High availability is a core discipline in an IT infrastructure to keep your apps up and running, even after a partial or full site failure. The main purpose of high availability is to eliminate potential points of failures in an IT infrastructure. For example, you can prepare for the failure of one system by adding redundancy and setting up failover mechanisms.

You can achieve high availability on different levels in your IT infrastructure and within different layers of your cluster. The level of availability that is right for you depends on several factors, such as your business requirements, the Service Level Agreements that you have with your organizations, and the cost of redundancy.

Before proceeding, we recommend that you learn more about HA on Kubernetes by reviewing High availability for the IBM Cloud Kubernetes service or OpenShift cluster.

Then, you can use this topic for details on blockchain-specific HA guidance along with the recommendations from the platform-specific topic above.

Overview of potential points of failure in IBM Blockchain Platform

The IBM Blockchain Platform architecture is designed to ensure reliability, low latency processing, and a maximum uptime of the service. However, failures can happen. IBM Blockchain Platform provides several approaches to add more availability to your cluster by adding redundancy and anti-affinity policies. Anti-affinity ensures that blockchain components of the same type and organization are deployed across different worker nodes. By adding redundancy across your blockchain network, you can avoid failures or downtime.

To achieve maximum high availability, it is recommended that you build redundancy by provisioning peers and orderers in Kubernetes clusters in multiple regions. When the components are spread across regions and the blockchain ledger is distributed across those components, a failure in any single region will not impact processing of transactions. CAs are less critical for daily transaction processing. After all the users have been registered and enrolled with the CA, it is no longer required until the next time those services are required.

Peer considerations

HA for peers means always having redundant peers, that is at least two peers available for each organization on the same channel to process requests from client applications. Multiple peers can be deployed to a single worker node, or spread across worker nodes, zones (if you are using IBM Cloud), or even regions. Whenever you deploy multiple peers and join them to the same channel, the peers act as HA pairs because the channel and the data are automatically synchronized across all peers in the channel. By design, a blockchain network is meant to have multiple organizations that transact on the same channels. Therefore, the common deployment model is that for any given channel, there are redundant peers for each organization spread across several organization account clusters that are all synchronizing data between each other. Each organization can have a peer in their own cluster in any region.

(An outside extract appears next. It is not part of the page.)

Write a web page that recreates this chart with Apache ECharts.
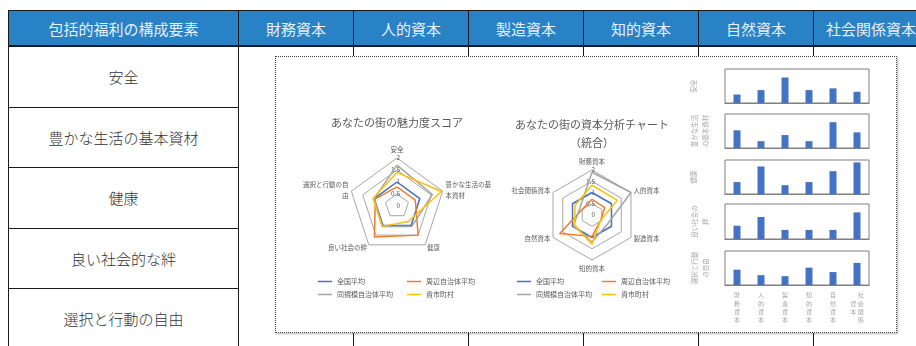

For even more robust HA coverage, you can stand up multiple clusters in multiple regions and deploy peers in all of them. However, if high performance is desired, care must be taken when distributing peers to ensure the latency and bandwidth between them is sufficient to achieve your performance targets.

Anchor peers on a channel facilitate cross-organization communication that is required for private data, gossipA protocol for secure, reliable, and scalable communication of information in an network by passing messages among peers., and service discovery to work. If only one anchor peer exists on a channel, and that peer becomes unavailable, the organizations are no longer connected and the cross-organization gossip is no longer possible. Therefore, when you create redundant peers for an organization, be sure to add redundant anchor peers on the channel as well.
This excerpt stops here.